### GIVEN DATA
::::
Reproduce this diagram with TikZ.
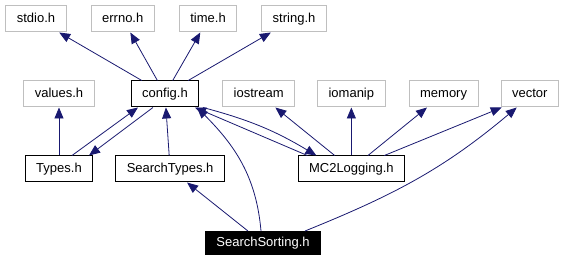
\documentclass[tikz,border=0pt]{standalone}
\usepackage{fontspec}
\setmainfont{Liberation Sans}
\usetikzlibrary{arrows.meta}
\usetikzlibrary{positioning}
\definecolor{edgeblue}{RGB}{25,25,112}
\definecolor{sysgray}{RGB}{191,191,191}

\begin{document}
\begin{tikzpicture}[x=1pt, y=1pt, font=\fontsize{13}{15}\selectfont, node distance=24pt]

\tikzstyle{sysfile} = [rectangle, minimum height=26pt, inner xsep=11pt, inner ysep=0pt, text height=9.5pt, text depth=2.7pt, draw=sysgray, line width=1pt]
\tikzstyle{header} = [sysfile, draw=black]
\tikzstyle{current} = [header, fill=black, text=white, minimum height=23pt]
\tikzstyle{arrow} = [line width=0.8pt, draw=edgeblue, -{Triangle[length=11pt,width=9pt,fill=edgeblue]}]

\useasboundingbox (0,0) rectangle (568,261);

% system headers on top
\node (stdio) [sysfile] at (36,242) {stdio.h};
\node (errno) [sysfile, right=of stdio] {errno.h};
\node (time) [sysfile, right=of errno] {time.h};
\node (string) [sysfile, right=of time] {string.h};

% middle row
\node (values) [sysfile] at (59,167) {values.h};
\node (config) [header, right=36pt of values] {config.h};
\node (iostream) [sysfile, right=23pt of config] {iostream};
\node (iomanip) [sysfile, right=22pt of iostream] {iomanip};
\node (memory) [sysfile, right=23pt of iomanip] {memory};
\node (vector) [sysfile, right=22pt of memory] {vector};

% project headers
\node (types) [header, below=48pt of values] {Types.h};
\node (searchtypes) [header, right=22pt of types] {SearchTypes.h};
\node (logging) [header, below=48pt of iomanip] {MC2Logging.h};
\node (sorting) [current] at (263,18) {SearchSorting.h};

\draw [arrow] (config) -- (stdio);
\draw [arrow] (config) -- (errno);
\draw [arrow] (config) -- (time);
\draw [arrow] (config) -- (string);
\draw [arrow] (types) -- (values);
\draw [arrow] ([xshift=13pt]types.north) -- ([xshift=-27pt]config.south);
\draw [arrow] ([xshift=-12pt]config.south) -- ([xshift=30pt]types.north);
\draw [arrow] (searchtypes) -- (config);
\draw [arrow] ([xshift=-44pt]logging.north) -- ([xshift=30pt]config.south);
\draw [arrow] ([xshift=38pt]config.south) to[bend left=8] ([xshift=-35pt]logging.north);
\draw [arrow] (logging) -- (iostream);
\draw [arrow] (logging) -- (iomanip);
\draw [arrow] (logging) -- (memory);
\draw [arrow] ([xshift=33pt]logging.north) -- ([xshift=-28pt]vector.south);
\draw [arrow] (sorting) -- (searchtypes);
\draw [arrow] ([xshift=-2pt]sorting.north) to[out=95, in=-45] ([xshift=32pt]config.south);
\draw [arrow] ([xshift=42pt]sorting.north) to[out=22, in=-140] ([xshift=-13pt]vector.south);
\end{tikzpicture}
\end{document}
::::
### OBJECTIVE
Copy the whole of the material above exactly, but not its images.

### PROBLEM SOLUTION
Reproduce this diagram with TikZ.
\documentclass[tikz,border=0pt]{standalone}
\usepackage{fontspec}
\setmainfont{Liberation Sans}
\usetikzlibrary{arrows.meta}
\usetikzlibrary{positioning}
\definecolor{edgeblue}{RGB}{25,25,112}
\definecolor{sysgray}{RGB}{191,191,191}

\begin{document}
\begin{tikzpicture}[x=1pt, y=1pt, font=\fontsize{13}{15}\selectfont, node distance=24pt]

\tikzstyle{sysfile} = [rectangle, minimum height=26pt, inner xsep=11pt, inner ysep=0pt, text height=9.5pt, text depth=2.7pt, draw=sysgray, line width=1pt]
\tikzstyle{header} = [sysfile, draw=black]
\tikzstyle{current} = [header, fill=black, text=white, minimum height=23pt]
\tikzstyle{arrow} = [line width=0.8pt, draw=edgeblue, -{Triangle[length=11pt,width=9pt,fill=edgeblue]}]

\useasboundingbox (0,0) rectangle (568,261);

% system headers on top
\node (stdio) [sysfile] at (36,242) {stdio.h};
\node (errno) [sysfile, right=of stdio] {errno.h};
\node (time) [sysfile, right=of errno] {time.h};
\node (string) [sysfile, right=of time] {string.h};

% middle row
\node (values) [sysfile] at (59,167) {values.h};
\node (config) [header, right=36pt of values] {config.h};
\node (iostream) [sysfile, right=23pt of config] {iostream};
\node (iomanip) [sysfile, right=22pt of iostream] {iomanip};
\node (memory) [sysfile, right=23pt of iomanip] {memory};
\node (vector) [sysfile, right=22pt of memory] {vector};

% project headers
\node (types) [header, below=48pt of values] {Types.h};
\node (searchtypes) [header, right=22pt of types] {SearchTypes.h};
\node (logging) [header, below=48pt of iomanip] {MC2Logging.h};
\node (sorting) [current] at (263,18) {SearchSorting.h};

\draw [arrow] (config) -- (stdio);
\draw [arrow] (config) -- (errno);
\draw [arrow] (config) -- (time);
\draw [arrow] (config) -- (string);
\draw [arrow] (types) -- (values);
\draw [arrow] ([xshift=13pt]types.north) -- ([xshift=-27pt]config.south);
\draw [arrow] ([xshift=-12pt]config.south) -- ([xshift=30pt]types.north);
\draw [arrow] (searchtypes) -- (config);
\draw [arrow] ([xshift=-44pt]logging.north) -- ([xshift=30pt]config.south);
\draw [arrow] ([xshift=38pt]config.south) to[bend left=8] ([xshift=-35pt]logging.north);
\draw [arrow] (logging) -- (iostream);
\draw [arrow] (logging) -- (iomanip);
\draw [arrow] (logging) -- (memory);
\draw [arrow] ([xshift=33pt]logging.north) -- ([xshift=-28pt]vector.south);
\draw [arrow] (sorting) -- (searchtypes);
\draw [arrow] ([xshift=-2pt]sorting.north) to[out=95, in=-45] ([xshift=32pt]config.south);
\draw [arrow] ([xshift=42pt]sorting.north) to[out=22, in=-140] ([xshift=-13pt]vector.south);
\end{tikzpicture}
\end{document}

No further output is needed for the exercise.